EXERCISE BRIEF
Restate the full listing word for word and leave the pictures out.

■ ■ ■ ■ ■ ■ ■

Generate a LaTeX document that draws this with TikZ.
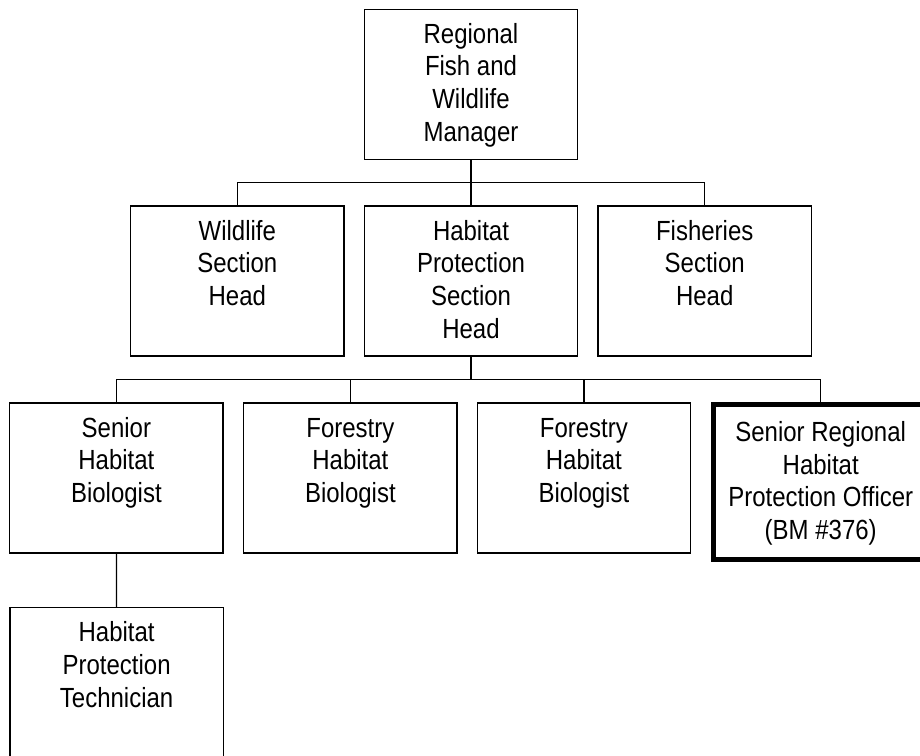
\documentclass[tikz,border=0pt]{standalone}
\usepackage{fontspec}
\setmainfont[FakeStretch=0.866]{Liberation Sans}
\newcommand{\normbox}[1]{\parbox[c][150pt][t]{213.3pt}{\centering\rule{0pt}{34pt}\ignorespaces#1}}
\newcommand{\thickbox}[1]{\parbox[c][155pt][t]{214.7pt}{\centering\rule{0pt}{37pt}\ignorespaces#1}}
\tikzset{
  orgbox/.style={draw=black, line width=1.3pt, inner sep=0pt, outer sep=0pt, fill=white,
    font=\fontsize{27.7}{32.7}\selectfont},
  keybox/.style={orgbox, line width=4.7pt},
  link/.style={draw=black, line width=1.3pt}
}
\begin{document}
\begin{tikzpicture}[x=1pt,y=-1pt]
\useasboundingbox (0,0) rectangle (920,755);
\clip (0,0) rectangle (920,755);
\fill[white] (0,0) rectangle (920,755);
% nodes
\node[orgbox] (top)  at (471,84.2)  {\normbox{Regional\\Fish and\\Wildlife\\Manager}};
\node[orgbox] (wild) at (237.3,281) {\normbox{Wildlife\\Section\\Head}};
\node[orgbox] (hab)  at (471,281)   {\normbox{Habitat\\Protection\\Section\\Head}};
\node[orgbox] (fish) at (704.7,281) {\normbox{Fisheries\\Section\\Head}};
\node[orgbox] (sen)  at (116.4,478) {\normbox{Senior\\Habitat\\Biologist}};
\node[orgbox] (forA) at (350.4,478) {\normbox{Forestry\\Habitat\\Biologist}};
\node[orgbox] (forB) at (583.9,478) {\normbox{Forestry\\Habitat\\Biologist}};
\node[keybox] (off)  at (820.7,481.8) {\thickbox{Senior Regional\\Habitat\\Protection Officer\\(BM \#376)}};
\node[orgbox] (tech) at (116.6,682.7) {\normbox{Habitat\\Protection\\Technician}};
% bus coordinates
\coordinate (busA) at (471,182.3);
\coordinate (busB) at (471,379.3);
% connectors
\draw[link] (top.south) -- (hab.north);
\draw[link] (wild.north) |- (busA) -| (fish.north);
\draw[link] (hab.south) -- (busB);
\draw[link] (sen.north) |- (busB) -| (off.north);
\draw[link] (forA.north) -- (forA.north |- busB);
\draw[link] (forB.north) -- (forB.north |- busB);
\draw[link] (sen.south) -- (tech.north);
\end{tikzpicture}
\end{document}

■ ■ ■ ■ ■ ■ ■

EXERCISE RESULT
Generate a LaTeX document that draws this with TikZ.
\documentclass[tikz,border=0pt]{standalone}
\usepackage{fontspec}
\setmainfont[FakeStretch=0.866]{Liberation Sans}
\newcommand{\normbox}[1]{\parbox[c][150pt][t]{213.3pt}{\centering\rule{0pt}{34pt}\ignorespaces#1}}
\newcommand{\thickbox}[1]{\parbox[c][155pt][t]{214.7pt}{\centering\rule{0pt}{37pt}\ignorespaces#1}}
\tikzset{
  orgbox/.style={draw=black, line width=1.3pt, inner sep=0pt, outer sep=0pt, fill=white,
    font=\fontsize{27.7}{32.7}\selectfont},
  keybox/.style={orgbox, line width=4.7pt},
  link/.style={draw=black, line width=1.3pt}
}
\begin{document}
\begin{tikzpicture}[x=1pt,y=-1pt]
\useasboundingbox (0,0) rectangle (920,755);
\clip (0,0) rectangle (920,755);
\fill[white] (0,0) rectangle (920,755);
% nodes
\node[orgbox] (top)  at (471,84.2)  {\normbox{Regional\\Fish and\\Wildlife\\Manager}};
\node[orgbox] (wild) at (237.3,281) {\normbox{Wildlife\\Section\\Head}};
\node[orgbox] (hab)  at (471,281)   {\normbox{Habitat\\Protection\\Section\\Head}};
\node[orgbox] (fish) at (704.7,281) {\normbox{Fisheries\\Section\\Head}};
\node[orgbox] (sen)  at (116.4,478) {\normbox{Senior\\Habitat\\Biologist}};
\node[orgbox] (forA) at (350.4,478) {\normbox{Forestry\\Habitat\\Biologist}};
\node[orgbox] (forB) at (583.9,478) {\normbox{Forestry\\Habitat\\Biologist}};
\node[keybox] (off)  at (820.7,481.8) {\thickbox{Senior Regional\\Habitat\\Protection Officer\\(BM \#376)}};
\node[orgbox] (tech) at (116.6,682.7) {\normbox{Habitat\\Protection\\Technician}};
% bus coordinates
\coordinate (busA) at (471,182.3);
\coordinate (busB) at (471,379.3);
% connectors
\draw[link] (top.south) -- (hab.north);
\draw[link] (wild.north) |- (busA) -| (fish.north);
\draw[link] (hab.south) -- (busB);
\draw[link] (sen.north) |- (busB) -| (off.north);
\draw[link] (forA.north) -- (forA.north |- busB);
\draw[link] (forB.north) -- (forB.north |- busB);
\draw[link] (sen.south) -- (tech.north);
\end{tikzpicture}
\end{document}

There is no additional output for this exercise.